++++ Information shown

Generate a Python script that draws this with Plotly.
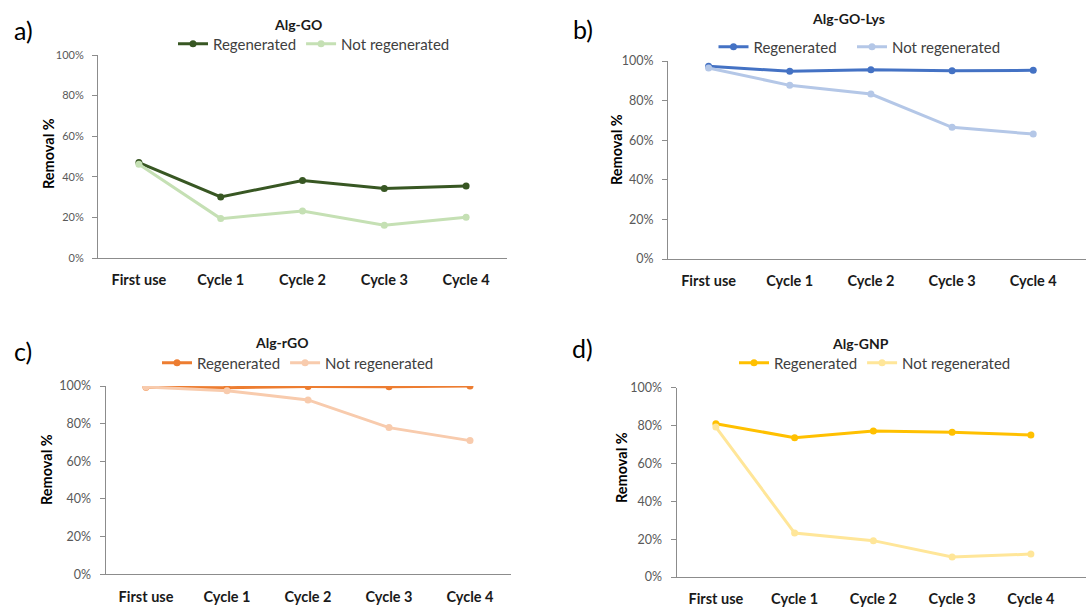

++++++++
++++ Information shown

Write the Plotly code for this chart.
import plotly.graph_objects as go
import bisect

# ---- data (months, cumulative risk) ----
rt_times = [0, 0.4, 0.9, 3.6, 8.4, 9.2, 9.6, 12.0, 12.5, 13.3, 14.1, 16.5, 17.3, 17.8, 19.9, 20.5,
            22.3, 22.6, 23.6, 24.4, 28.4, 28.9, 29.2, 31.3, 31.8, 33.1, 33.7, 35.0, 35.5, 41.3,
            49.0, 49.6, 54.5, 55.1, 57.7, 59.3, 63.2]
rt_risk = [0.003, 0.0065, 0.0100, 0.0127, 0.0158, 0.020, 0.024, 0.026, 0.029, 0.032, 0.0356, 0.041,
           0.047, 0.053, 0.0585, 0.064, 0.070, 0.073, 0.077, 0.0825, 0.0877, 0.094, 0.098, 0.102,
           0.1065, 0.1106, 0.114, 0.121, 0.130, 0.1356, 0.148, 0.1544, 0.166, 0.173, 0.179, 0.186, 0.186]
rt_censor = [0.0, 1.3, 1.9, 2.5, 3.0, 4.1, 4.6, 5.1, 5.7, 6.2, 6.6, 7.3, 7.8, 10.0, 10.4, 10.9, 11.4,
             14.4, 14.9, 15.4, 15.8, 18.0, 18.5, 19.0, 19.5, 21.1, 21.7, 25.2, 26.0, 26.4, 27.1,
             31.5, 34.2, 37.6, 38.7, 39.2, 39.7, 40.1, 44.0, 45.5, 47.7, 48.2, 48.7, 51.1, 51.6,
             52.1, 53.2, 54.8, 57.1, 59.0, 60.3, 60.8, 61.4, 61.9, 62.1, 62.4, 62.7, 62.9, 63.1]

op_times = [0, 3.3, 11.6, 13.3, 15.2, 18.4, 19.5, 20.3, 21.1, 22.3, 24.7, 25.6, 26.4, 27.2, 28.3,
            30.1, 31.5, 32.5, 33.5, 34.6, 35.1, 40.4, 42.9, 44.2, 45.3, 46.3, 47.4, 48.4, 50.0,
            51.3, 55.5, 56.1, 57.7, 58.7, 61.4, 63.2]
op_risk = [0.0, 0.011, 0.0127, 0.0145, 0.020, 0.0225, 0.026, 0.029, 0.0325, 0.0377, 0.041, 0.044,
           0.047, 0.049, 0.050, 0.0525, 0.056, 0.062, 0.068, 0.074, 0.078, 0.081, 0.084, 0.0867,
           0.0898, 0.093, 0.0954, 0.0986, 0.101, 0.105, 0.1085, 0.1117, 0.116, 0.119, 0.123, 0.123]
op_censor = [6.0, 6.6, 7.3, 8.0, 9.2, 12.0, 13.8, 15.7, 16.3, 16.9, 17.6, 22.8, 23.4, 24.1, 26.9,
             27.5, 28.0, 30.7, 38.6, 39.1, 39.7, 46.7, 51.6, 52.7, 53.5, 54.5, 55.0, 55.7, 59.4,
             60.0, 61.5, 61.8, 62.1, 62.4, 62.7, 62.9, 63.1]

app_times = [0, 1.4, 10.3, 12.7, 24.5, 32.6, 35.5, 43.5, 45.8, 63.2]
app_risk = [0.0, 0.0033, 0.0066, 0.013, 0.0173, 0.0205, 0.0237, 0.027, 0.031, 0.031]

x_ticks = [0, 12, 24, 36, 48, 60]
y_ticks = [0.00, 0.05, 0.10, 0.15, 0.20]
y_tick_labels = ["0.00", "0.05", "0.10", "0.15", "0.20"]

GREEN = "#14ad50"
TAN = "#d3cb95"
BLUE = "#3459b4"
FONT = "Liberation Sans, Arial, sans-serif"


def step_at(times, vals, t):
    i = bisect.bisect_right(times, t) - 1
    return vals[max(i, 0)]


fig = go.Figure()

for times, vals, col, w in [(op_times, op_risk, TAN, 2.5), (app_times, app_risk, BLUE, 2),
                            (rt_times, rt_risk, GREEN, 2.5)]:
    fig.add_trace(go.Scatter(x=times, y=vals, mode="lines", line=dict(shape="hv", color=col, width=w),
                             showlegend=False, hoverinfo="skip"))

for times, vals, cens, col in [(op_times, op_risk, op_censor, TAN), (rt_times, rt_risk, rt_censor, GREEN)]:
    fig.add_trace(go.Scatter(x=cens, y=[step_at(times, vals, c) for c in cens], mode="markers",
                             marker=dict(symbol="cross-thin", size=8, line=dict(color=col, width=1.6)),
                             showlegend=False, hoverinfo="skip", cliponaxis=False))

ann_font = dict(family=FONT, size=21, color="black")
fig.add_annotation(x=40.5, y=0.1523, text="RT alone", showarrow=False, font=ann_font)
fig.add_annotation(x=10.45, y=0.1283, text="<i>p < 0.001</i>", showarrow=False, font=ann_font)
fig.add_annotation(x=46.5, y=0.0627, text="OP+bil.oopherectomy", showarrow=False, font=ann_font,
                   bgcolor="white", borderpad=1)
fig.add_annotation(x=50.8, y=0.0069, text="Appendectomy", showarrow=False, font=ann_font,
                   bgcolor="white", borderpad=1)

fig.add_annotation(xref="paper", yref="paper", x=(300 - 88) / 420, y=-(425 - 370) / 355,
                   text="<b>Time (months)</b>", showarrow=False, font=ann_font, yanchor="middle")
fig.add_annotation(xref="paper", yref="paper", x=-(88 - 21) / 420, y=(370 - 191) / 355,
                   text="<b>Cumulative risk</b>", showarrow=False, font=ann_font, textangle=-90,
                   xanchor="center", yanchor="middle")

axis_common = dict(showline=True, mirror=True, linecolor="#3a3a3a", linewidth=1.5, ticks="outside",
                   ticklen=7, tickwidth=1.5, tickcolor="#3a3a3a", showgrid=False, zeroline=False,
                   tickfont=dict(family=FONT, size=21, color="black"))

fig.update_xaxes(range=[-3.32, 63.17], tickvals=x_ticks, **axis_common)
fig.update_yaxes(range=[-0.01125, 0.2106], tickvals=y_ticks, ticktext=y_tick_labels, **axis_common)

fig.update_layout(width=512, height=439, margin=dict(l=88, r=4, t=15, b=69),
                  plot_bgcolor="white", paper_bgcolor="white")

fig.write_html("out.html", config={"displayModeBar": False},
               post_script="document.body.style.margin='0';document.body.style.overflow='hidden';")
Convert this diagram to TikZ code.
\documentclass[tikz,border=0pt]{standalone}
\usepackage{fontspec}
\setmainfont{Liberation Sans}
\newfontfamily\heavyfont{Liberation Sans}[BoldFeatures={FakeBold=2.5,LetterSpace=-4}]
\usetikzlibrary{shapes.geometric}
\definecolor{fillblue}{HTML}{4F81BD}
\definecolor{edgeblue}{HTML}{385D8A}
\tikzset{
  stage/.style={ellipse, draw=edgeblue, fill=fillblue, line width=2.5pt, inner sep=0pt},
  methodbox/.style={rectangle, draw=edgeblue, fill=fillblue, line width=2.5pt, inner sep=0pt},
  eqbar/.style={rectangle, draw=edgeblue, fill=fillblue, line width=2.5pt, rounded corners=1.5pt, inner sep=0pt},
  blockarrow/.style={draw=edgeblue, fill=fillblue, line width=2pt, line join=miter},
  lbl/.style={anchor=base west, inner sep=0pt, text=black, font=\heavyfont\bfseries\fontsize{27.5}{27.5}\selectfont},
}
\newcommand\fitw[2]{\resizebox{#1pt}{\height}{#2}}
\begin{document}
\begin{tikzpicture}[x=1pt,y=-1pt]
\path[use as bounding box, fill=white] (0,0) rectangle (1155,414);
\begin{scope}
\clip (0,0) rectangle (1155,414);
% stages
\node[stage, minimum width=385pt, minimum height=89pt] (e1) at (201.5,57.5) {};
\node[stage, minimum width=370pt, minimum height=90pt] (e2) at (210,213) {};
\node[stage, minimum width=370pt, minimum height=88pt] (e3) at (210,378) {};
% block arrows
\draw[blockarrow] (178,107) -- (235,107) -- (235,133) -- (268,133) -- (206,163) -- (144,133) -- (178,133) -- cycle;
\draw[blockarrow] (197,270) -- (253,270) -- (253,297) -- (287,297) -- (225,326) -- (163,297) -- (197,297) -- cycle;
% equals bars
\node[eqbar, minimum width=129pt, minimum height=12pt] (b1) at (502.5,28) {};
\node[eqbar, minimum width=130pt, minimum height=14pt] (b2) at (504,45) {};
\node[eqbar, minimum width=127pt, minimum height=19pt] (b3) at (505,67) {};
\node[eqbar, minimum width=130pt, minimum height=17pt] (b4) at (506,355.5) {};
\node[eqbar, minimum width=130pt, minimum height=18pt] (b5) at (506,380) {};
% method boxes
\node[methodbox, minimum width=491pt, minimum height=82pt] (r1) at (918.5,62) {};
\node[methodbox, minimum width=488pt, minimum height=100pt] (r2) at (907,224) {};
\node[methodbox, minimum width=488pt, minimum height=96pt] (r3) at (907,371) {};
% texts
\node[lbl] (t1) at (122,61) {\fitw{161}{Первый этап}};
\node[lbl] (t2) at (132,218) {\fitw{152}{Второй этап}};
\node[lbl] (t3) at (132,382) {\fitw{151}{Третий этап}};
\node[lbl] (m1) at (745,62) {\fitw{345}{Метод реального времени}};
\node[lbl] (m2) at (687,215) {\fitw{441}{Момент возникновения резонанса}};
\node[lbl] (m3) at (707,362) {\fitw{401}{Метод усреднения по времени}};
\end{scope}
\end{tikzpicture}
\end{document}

++++++++

From the entries above, return each line with the word "code" in it.

Write the Plotly code for this chart.
Convert this diagram to TikZ code.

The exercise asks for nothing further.